» **Given exercise**:
Retype the whole listing below, character for character.

» **Material**:
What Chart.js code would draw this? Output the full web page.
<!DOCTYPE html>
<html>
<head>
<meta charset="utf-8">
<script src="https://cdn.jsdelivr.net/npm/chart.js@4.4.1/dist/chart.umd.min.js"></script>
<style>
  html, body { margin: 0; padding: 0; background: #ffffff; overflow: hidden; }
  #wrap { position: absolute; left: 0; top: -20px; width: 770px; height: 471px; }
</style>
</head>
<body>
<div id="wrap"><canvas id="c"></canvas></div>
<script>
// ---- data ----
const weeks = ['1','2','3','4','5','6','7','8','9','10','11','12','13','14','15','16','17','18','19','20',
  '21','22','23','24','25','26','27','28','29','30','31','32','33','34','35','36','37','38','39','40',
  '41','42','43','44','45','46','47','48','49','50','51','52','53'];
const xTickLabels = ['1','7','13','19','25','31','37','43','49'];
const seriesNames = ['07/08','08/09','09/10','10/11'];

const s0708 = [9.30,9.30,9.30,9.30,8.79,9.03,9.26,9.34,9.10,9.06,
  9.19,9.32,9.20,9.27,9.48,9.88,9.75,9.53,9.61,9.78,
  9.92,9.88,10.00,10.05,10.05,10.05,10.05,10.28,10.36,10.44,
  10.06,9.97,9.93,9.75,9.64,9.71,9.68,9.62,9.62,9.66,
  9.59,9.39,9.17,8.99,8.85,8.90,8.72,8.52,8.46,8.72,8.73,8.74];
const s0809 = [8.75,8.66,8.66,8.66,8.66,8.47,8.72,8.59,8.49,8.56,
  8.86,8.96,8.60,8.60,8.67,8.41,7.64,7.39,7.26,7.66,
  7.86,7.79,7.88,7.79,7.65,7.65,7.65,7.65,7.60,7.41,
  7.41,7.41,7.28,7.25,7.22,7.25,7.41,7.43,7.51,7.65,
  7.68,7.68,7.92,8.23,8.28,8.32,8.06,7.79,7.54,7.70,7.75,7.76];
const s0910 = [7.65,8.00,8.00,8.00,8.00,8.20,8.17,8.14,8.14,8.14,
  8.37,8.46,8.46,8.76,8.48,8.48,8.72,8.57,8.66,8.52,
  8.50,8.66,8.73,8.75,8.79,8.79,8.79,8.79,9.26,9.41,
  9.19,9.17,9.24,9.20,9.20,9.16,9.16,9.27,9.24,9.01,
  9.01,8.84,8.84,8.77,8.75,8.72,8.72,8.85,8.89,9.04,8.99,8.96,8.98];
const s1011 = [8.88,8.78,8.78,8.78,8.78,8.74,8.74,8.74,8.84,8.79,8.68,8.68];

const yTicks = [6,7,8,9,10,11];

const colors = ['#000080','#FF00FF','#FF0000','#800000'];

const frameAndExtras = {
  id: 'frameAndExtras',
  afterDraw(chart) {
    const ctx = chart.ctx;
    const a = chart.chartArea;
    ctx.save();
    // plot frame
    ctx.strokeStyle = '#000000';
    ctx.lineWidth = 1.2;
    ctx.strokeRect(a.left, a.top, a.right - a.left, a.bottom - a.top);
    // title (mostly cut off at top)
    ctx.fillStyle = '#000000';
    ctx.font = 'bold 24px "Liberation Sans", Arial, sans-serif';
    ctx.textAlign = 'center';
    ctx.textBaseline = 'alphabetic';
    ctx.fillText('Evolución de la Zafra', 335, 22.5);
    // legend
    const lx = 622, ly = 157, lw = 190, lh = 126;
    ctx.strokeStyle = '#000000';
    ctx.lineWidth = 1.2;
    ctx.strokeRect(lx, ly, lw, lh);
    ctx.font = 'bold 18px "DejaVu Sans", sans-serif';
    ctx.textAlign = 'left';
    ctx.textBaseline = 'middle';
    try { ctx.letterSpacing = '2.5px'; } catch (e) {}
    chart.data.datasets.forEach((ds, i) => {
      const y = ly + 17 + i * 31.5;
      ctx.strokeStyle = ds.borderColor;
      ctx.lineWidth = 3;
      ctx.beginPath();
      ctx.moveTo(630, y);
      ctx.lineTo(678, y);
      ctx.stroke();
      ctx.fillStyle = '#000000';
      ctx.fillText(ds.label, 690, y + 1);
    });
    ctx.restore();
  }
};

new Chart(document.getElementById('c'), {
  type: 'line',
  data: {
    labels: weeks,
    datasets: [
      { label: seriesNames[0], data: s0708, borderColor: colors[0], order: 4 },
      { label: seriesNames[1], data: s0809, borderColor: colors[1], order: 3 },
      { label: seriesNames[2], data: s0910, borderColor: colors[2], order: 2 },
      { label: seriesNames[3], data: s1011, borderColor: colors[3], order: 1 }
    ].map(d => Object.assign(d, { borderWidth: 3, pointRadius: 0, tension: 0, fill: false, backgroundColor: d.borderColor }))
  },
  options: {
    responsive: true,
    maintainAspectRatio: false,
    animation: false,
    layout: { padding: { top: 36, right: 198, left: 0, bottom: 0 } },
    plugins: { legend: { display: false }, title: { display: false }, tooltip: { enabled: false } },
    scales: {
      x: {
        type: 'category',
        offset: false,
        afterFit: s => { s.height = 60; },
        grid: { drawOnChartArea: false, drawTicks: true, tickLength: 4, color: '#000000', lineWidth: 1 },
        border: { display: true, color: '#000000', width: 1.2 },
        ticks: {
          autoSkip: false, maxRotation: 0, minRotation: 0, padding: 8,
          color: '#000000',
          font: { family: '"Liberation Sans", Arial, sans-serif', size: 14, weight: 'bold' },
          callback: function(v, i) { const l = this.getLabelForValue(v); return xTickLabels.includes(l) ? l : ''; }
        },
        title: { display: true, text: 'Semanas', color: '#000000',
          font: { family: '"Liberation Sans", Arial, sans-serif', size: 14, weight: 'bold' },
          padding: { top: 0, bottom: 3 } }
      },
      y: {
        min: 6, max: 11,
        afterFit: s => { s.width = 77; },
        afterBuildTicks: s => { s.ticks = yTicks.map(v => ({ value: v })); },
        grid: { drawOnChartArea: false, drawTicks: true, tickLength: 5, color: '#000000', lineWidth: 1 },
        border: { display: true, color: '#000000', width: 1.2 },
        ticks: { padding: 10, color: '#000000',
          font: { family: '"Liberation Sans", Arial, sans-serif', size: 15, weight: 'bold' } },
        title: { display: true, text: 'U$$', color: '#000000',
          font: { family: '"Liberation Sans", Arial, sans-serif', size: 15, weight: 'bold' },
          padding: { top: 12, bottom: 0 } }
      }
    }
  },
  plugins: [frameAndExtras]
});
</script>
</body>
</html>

» **Exercise output**:
What Chart.js code would draw this? Output the full web page.
<!DOCTYPE html>
<html>
<head>
<meta charset="utf-8">
<script src="https://cdn.jsdelivr.net/npm/chart.js@4.4.1/dist/chart.umd.min.js"></script>
<style>
  html, body { margin: 0; padding: 0; background: #ffffff; overflow: hidden; }
  #wrap { position: absolute; left: 0; top: -20px; width: 770px; height: 471px; }
</style>
</head>
<body>
<div id="wrap"><canvas id="c"></canvas></div>
<script>
// ---- data ----
const weeks = ['1','2','3','4','5','6','7','8','9','10','11','12','13','14','15','16','17','18','19','20',
  '21','22','23','24','25','26','27','28','29','30','31','32','33','34','35','36','37','38','39','40',
  '41','42','43','44','45','46','47','48','49','50','51','52','53'];
const xTickLabels = ['1','7','13','19','25','31','37','43','49'];
const seriesNames = ['07/08','08/09','09/10','10/11'];

const s0708 = [9.30,9.30,9.30,9.30,8.79,9.03,9.26,9.34,9.10,9.06,
  9.19,9.32,9.20,9.27,9.48,9.88,9.75,9.53,9.61,9.78,
  9.92,9.88,10.00,10.05,10.05,10.05,10.05,10.28,10.36,10.44,
  10.06,9.97,9.93,9.75,9.64,9.71,9.68,9.62,9.62,9.66,
  9.59,9.39,9.17,8.99,8.85,8.90,8.72,8.52,8.46,8.72,8.73,8.74];
const s0809 = [8.75,8.66,8.66,8.66,8.66,8.47,8.72,8.59,8.49,8.56,
  8.86,8.96,8.60,8.60,8.67,8.41,7.64,7.39,7.26,7.66,
  7.86,7.79,7.88,7.79,7.65,7.65,7.65,7.65,7.60,7.41,
  7.41,7.41,7.28,7.25,7.22,7.25,7.41,7.43,7.51,7.65,
  7.68,7.68,7.92,8.23,8.28,8.32,8.06,7.79,7.54,7.70,7.75,7.76];
const s0910 = [7.65,8.00,8.00,8.00,8.00,8.20,8.17,8.14,8.14,8.14,
  8.37,8.46,8.46,8.76,8.48,8.48,8.72,8.57,8.66,8.52,
  8.50,8.66,8.73,8.75,8.79,8.79,8.79,8.79,9.26,9.41,
  9.19,9.17,9.24,9.20,9.20,9.16,9.16,9.27,9.24,9.01,
  9.01,8.84,8.84,8.77,8.75,8.72,8.72,8.85,8.89,9.04,8.99,8.96,8.98];
const s1011 = [8.88,8.78,8.78,8.78,8.78,8.74,8.74,8.74,8.84,8.79,8.68,8.68];

const yTicks = [6,7,8,9,10,11];

const colors = ['#000080','#FF00FF','#FF0000','#800000'];

const frameAndExtras = {
  id: 'frameAndExtras',
  afterDraw(chart) {
    const ctx = chart.ctx;
    const a = chart.chartArea;
    ctx.save();
    // plot frame
    ctx.strokeStyle = '#000000';
    ctx.lineWidth = 1.2;
    ctx.strokeRect(a.left, a.top, a.right - a.left, a.bottom - a.top);
    // title (mostly cut off at top)
    ctx.fillStyle = '#000000';
    ctx.font = 'bold 24px "Liberation Sans", Arial, sans-serif';
    ctx.textAlign = 'center';
    ctx.textBaseline = 'alphabetic';
    ctx.fillText('Evolución de la Zafra', 335, 22.5);
    // legend
    const lx = 622, ly = 157, lw = 190, lh = 126;
    ctx.strokeStyle = '#000000';
    ctx.lineWidth = 1.2;
    ctx.strokeRect(lx, ly, lw, lh);
    ctx.font = 'bold 18px "DejaVu Sans", sans-serif';
    ctx.textAlign = 'left';
    ctx.textBaseline = 'middle';
    try { ctx.letterSpacing = '2.5px'; } catch (e) {}
    chart.data.datasets.forEach((ds, i) => {
      const y = ly + 17 + i * 31.5;
      ctx.strokeStyle = ds.borderColor;
      ctx.lineWidth = 3;
      ctx.beginPath();
      ctx.moveTo(630, y);
      ctx.lineTo(678, y);
      ctx.stroke();
      ctx.fillStyle = '#000000';
      ctx.fillText(ds.label, 690, y + 1);
    });
    ctx.restore();
  }
};

new Chart(document.getElementById('c'), {
  type: 'line',
  data: {
    labels: weeks,
    datasets: [
      { label: seriesNames[0], data: s0708, borderColor: colors[0], order: 4 },
      { label: seriesNames[1], data: s0809, borderColor: colors[1], order: 3 },
      { label: seriesNames[2], data: s0910, borderColor: colors[2], order: 2 },
      { label: seriesNames[3], data: s1011, borderColor: colors[3], order: 1 }
    ].map(d => Object.assign(d, { borderWidth: 3, pointRadius: 0, tension: 0, fill: false, backgroundColor: d.borderColor }))
  },
  options: {
    responsive: true,
    maintainAspectRatio: false,
    animation: false,
    layout: { padding: { top: 36, right: 198, left: 0, bottom: 0 } },
    plugins: { legend: { display: false }, title: { display: false }, tooltip: { enabled: false } },
    scales: {
      x: {
        type: 'category',
        offset: false,
        afterFit: s => { s.height = 60; },
        grid: { drawOnChartArea: false, drawTicks: true, tickLength: 4, color: '#000000', lineWidth: 1 },
        border: { display: true, color: '#000000', width: 1.2 },
        ticks: {
          autoSkip: false, maxRotation: 0, minRotation: 0, padding: 8,
          color: '#000000',
          font: { family: '"Liberation Sans", Arial, sans-serif', size: 14, weight: 'bold' },
          callback: function(v, i) { const l = this.getLabelForValue(v); return xTickLabels.includes(l) ? l : ''; }
        },
        title: { display: true, text: 'Semanas', color: '#000000',
          font: { family: '"Liberation Sans", Arial, sans-serif', size: 14, weight: 'bold' },
          padding: { top: 0, bottom: 3 } }
      },
      y: {
        min: 6, max: 11,
        afterFit: s => { s.width = 77; },
        afterBuildTicks: s => { s.ticks = yTicks.map(v => ({ value: v })); },
        grid: { drawOnChartArea: false, drawTicks: true, tickLength: 5, color: '#000000', lineWidth: 1 },
        border: { display: true, color: '#000000', width: 1.2 },
        ticks: { padding: 10, color: '#000000',
          font: { family: '"Liberation Sans", Arial, sans-serif', size: 15, weight: 'bold' } },
        title: { display: true, text: 'U$$', color: '#000000',
          font: { family: '"Liberation Sans", Arial, sans-serif', size: 15, weight: 'bold' },
          padding: { top: 12, bottom: 0 } }
      }
    }
  },
  plugins: [frameAndExtras]
});
</script>
</body>
</html>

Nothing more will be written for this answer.